> [Aim of the task] Extract every line of the material below and reproduce it faithfully.

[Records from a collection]
————————

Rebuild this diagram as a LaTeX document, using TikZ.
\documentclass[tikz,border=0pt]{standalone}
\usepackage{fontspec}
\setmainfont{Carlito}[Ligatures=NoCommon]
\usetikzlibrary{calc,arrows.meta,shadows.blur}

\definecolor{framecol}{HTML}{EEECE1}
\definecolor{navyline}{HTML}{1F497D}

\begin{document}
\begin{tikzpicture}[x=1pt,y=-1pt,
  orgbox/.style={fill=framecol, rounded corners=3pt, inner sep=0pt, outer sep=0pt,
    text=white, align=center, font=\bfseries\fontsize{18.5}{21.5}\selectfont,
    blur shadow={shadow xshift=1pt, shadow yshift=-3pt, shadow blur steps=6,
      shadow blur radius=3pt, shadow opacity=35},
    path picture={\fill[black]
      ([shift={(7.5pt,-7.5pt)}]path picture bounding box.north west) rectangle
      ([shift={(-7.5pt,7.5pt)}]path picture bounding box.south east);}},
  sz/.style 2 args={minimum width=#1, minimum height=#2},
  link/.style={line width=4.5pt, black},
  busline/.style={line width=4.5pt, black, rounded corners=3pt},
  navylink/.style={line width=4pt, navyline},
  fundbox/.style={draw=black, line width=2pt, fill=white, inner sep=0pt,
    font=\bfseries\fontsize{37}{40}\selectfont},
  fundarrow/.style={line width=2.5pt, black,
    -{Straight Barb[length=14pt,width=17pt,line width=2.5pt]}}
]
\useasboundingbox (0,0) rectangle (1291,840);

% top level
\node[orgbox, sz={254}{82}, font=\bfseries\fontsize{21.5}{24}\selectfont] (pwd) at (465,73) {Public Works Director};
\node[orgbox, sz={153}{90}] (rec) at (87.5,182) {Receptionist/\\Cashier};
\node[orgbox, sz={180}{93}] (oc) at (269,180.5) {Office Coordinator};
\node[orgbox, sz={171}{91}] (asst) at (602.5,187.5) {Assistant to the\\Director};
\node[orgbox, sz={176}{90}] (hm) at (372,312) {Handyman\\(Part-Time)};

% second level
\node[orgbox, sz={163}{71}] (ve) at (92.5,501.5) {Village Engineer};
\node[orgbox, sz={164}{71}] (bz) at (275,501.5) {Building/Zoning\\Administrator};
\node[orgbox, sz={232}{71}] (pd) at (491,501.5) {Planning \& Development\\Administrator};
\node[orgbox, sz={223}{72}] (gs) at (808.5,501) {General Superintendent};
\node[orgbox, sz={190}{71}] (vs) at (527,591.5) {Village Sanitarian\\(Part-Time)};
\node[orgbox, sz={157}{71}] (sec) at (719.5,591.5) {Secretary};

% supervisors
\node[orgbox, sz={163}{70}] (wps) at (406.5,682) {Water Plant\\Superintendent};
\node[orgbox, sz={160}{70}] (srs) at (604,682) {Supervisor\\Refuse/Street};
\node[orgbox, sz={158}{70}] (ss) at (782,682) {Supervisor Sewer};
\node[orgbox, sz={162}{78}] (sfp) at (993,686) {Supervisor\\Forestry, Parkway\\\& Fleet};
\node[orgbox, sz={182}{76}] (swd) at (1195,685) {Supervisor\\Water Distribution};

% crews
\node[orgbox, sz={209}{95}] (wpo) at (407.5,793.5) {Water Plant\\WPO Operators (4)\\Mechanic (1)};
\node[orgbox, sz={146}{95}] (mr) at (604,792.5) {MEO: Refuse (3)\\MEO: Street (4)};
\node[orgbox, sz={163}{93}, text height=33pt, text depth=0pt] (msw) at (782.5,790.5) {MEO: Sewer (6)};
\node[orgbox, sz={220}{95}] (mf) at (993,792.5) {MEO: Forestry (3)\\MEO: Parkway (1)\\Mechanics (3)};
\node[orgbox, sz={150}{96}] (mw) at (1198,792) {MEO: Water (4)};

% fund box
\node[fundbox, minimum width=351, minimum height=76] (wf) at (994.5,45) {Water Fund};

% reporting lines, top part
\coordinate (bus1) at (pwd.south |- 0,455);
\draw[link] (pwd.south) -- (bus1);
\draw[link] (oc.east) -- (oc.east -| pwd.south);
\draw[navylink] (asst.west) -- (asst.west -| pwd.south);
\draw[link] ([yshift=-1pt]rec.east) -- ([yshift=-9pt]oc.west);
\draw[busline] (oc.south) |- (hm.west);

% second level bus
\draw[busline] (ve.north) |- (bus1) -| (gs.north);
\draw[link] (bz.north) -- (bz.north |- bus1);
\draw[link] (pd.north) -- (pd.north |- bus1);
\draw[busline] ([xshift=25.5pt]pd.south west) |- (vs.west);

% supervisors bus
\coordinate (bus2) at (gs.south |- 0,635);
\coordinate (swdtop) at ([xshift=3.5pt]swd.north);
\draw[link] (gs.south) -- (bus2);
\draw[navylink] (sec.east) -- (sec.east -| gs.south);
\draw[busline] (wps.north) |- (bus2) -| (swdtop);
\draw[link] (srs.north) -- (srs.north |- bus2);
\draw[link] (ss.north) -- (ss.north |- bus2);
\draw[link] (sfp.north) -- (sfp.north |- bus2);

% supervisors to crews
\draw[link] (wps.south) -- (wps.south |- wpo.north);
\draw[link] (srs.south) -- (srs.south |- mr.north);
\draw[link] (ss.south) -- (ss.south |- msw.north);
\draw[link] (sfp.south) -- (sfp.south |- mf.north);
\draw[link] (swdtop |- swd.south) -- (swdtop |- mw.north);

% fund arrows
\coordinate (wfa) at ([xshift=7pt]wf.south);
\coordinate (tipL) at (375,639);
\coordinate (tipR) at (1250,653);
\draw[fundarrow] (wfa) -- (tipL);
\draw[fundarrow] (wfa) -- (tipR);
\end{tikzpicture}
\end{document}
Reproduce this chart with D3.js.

————————

> [Result of the exercise]
Rebuild this diagram as a LaTeX document, using TikZ.
\documentclass[tikz,border=0pt]{standalone}
\usepackage{fontspec}
\setmainfont{Carlito}[Ligatures=NoCommon]
\usetikzlibrary{calc,arrows.meta,shadows.blur}

\definecolor{framecol}{HTML}{EEECE1}
\definecolor{navyline}{HTML}{1F497D}

\begin{document}
\begin{tikzpicture}[x=1pt,y=-1pt,
  orgbox/.style={fill=framecol, rounded corners=3pt, inner sep=0pt, outer sep=0pt,
    text=white, align=center, font=\bfseries\fontsize{18.5}{21.5}\selectfont,
    blur shadow={shadow xshift=1pt, shadow yshift=-3pt, shadow blur steps=6,
      shadow blur radius=3pt, shadow opacity=35},
    path picture={\fill[black]
      ([shift={(7.5pt,-7.5pt)}]path picture bounding box.north west) rectangle
      ([shift={(-7.5pt,7.5pt)}]path picture bounding box.south east);}},
  sz/.style 2 args={minimum width=#1, minimum height=#2},
  link/.style={line width=4.5pt, black},
  busline/.style={line width=4.5pt, black, rounded corners=3pt},
  navylink/.style={line width=4pt, navyline},
  fundbox/.style={draw=black, line width=2pt, fill=white, inner sep=0pt,
    font=\bfseries\fontsize{37}{40}\selectfont},
  fundarrow/.style={line width=2.5pt, black,
    -{Straight Barb[length=14pt,width=17pt,line width=2.5pt]}}
]
\useasboundingbox (0,0) rectangle (1291,840);

% top level
\node[orgbox, sz={254}{82}, font=\bfseries\fontsize{21.5}{24}\selectfont] (pwd) at (465,73) {Public Works Director};
\node[orgbox, sz={153}{90}] (rec) at (87.5,182) {Receptionist/\\Cashier};
\node[orgbox, sz={180}{93}] (oc) at (269,180.5) {Office Coordinator};
\node[orgbox, sz={171}{91}] (asst) at (602.5,187.5) {Assistant to the\\Director};
\node[orgbox, sz={176}{90}] (hm) at (372,312) {Handyman\\(Part-Time)};

% second level
\node[orgbox, sz={163}{71}] (ve) at (92.5,501.5) {Village Engineer};
\node[orgbox, sz={164}{71}] (bz) at (275,501.5) {Building/Zoning\\Administrator};
\node[orgbox, sz={232}{71}] (pd) at (491,501.5) {Planning \& Development\\Administrator};
\node[orgbox, sz={223}{72}] (gs) at (808.5,501) {General Superintendent};
\node[orgbox, sz={190}{71}] (vs) at (527,591.5) {Village Sanitarian\\(Part-Time)};
\node[orgbox, sz={157}{71}] (sec) at (719.5,591.5) {Secretary};

% supervisors
\node[orgbox, sz={163}{70}] (wps) at (406.5,682) {Water Plant\\Superintendent};
\node[orgbox, sz={160}{70}] (srs) at (604,682) {Supervisor\\Refuse/Street};
\node[orgbox, sz={158}{70}] (ss) at (782,682) {Supervisor Sewer};
\node[orgbox, sz={162}{78}] (sfp) at (993,686) {Supervisor\\Forestry, Parkway\\\& Fleet};
\node[orgbox, sz={182}{76}] (swd) at (1195,685) {Supervisor\\Water Distribution};

% crews
\node[orgbox, sz={209}{95}] (wpo) at (407.5,793.5) {Water Plant\\WPO Operators (4)\\Mechanic (1)};
\node[orgbox, sz={146}{95}] (mr) at (604,792.5) {MEO: Refuse (3)\\MEO: Street (4)};
\node[orgbox, sz={163}{93}, text height=33pt, text depth=0pt] (msw) at (782.5,790.5) {MEO: Sewer (6)};
\node[orgbox, sz={220}{95}] (mf) at (993,792.5) {MEO: Forestry (3)\\MEO: Parkway (1)\\Mechanics (3)};
\node[orgbox, sz={150}{96}] (mw) at (1198,792) {MEO: Water (4)};

% fund box
\node[fundbox, minimum width=351, minimum height=76] (wf) at (994.5,45) {Water Fund};

% reporting lines, top part
\coordinate (bus1) at (pwd.south |- 0,455);
\draw[link] (pwd.south) -- (bus1);
\draw[link] (oc.east) -- (oc.east -| pwd.south);
\draw[navylink] (asst.west) -- (asst.west -| pwd.south);
\draw[link] ([yshift=-1pt]rec.east) -- ([yshift=-9pt]oc.west);
\draw[busline] (oc.south) |- (hm.west);

% second level bus
\draw[busline] (ve.north) |- (bus1) -| (gs.north);
\draw[link] (bz.north) -- (bz.north |- bus1);
\draw[link] (pd.north) -- (pd.north |- bus1);
\draw[busline] ([xshift=25.5pt]pd.south west) |- (vs.west);

% supervisors bus
\coordinate (bus2) at (gs.south |- 0,635);
\coordinate (swdtop) at ([xshift=3.5pt]swd.north);
\draw[link] (gs.south) -- (bus2);
\draw[navylink] (sec.east) -- (sec.east -| gs.south);
\draw[busline] (wps.north) |- (bus2) -| (swdtop);
\draw[link] (srs.north) -- (srs.north |- bus2);
\draw[link] (ss.north) -- (ss.north |- bus2);
\draw[link] (sfp.north) -- (sfp.north |- bus2);

% supervisors to crews
\draw[link] (wps.south) -- (wps.south |- wpo.north);
\draw[link] (srs.south) -- (srs.south |- mr.north);
\draw[link] (ss.south) -- (ss.south |- msw.north);
\draw[link] (sfp.south) -- (sfp.south |- mf.north);
\draw[link] (swdtop |- swd.south) -- (swdtop |- mw.north);

% fund arrows
\coordinate (wfa) at ([xshift=7pt]wf.south);
\coordinate (tipL) at (375,639);
\coordinate (tipR) at (1250,653);
\draw[fundarrow] (wfa) -- (tipL);
\draw[fundarrow] (wfa) -- (tipR);
\end{tikzpicture}
\end{document}
Reproduce this chart with D3.js.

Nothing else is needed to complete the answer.